Unfortunately, "compelling governmental interest" has no fixed or even coherent definition. Anything can be claimed as a compelling governmental interest, and anything can be denied. A compelling governmental interest is whatever the Supreme Court says it is, and they have not seen fit to give the rest of us any guidance on the subject. As for what happens when one person's religious practice infringes on another person, well, during my first year of law school I found a throw away line in one case that says that in accommodating a religious practice, courts must take into account the burden on beneficiaries, but almost nothing on what that actually meant.
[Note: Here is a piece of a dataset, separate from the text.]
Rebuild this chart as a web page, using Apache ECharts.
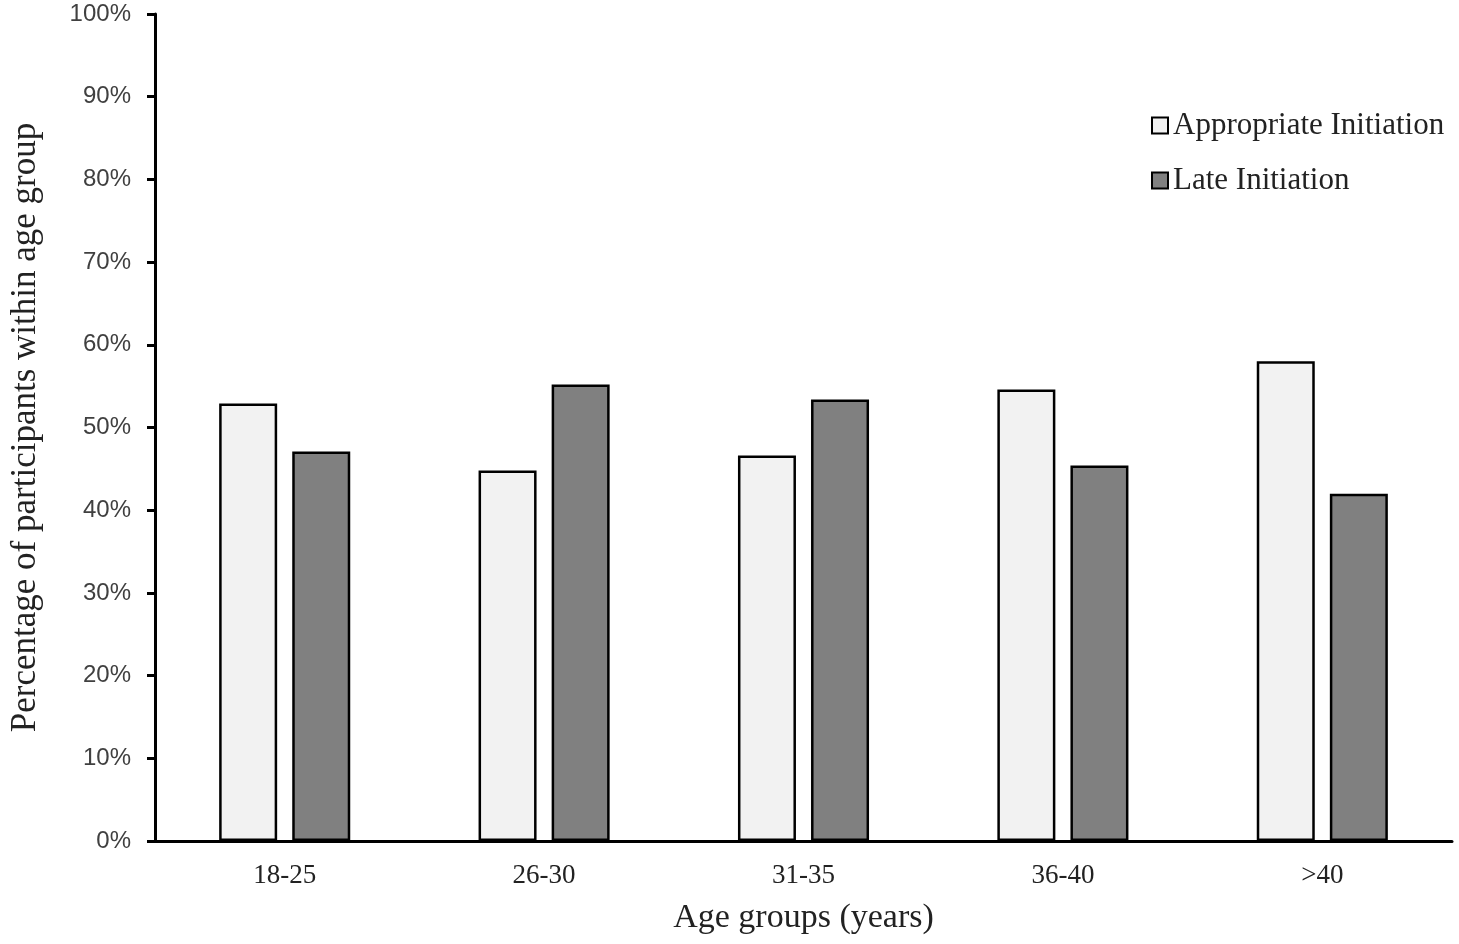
<!DOCTYPE html>
<html>
<head>
<meta charset="utf-8">
<script src="https://cdn.jsdelivr.net/npm/echarts@6/dist/echarts.min.js"></script>
<style>html,body{margin:0;padding:0;background:#fff;}#c{width:1459px;height:944px;}</style>
</head>
<body>
<div id="c"></div>
<script>
var categories = ['18-25', '26-30', '31-35', '36-40', '>40'];
var appropriateInitiation = [52.9, 44.8, 46.6, 54.6, 58.0];
var lateInitiation = [47.1, 55.2, 53.4, 45.4, 42.0];
var seriesNames = ['Appropriate Initiation', 'Late Initiation'];

var SERIF = '"Liberation Serif", "Times New Roman", serif';
var SANS = '"Liberation Sans", Arial, sans-serif';
var chart = echarts.init(document.getElementById('c'));
chart.setOption({
  animation: false,
  backgroundColor: '#fff',
  textStyle: { fontFamily: SERIF },
  grid: { left: 153, right: 7, top: 14, bottom: 103, containLabel: false },
  legend: {
    orient: 'vertical',
    left: 1146,
    top: 105,
    itemWidth: 16,
    itemHeight: 16,
    itemGap: 24,
    icon: 'rect',
    data: seriesNames,
    textStyle: { fontFamily: SERIF, fontSize: 31, lineHeight: 31, color: '#222' }
  },
  xAxis: {
    type: 'category',
    data: categories,
    name: 'Age groups (years)',
    nameLocation: 'middle',
    nameGap: 60,
    nameTextStyle: { fontFamily: SERIF, fontSize: 34, color: '#222' },
    axisLine: { lineStyle: { color: '#000', width: 3 } },
    axisTick: { show: false },
    axisLabel: { fontFamily: SERIF, fontSize: 27, color: '#222', margin: 21 }
  },
  yAxis: {
    type: 'value',
    min: 0,
    max: 100,
    interval: 10,
    name: 'Percentage of participants within age group',
    nameLocation: 'middle',
    nameGap: 112,
    nameTextStyle: { fontFamily: SERIF, fontSize: 35, color: '#222' },
    axisLine: { show: true, lineStyle: { color: '#000', width: 3 } },
    axisTick: { show: true, length: 8, lineStyle: { color: '#000', width: 3 } },
    splitLine: { show: false },
    axisLabel: { fontFamily: SANS, fontSize: 24, color: '#404040', margin: 24, padding: [4, 0, 0, 0], formatter: '{value}%' }
  },
  series: [
    {
      name: seriesNames[0],
      type: 'bar',
      data: appropriateInitiation,
      barWidth: 58,
      barGap: '26%',
      itemStyle: { color: '#f2f2f2', borderColor: '#000', borderWidth: 2.5 }
    },
    {
      name: seriesNames[1],
      type: 'bar',
      data: lateInitiation,
      barWidth: 58,
      barGap: '26%',
      itemStyle: { color: '#808080', borderColor: '#000', borderWidth: 2.5 }
    }
  ]
});
</script>
</body>
</html>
One effect of RFRA was to reveal that substantial government burdens on the religious practice of free people is actually quite rare. Most RFRA and RLUIPA suits take place in a prison context. Maintaining prison security is indisputably held to be a compelling governmental interest. Furthermore, religious accommodations in prison rarely have much impact on prisoners who are not accommodated. I have seen cases allowing restrictions on access to Indian land and a case allowing an Evangelical Christian couple in bankruptcy to tithe, despite a loss of resources to creditors. Traffic hazards might be too great a burden on non-beneficiaries.
In short, any attempt to guess how the Supreme Court might rule on the matter is reading tea leaves.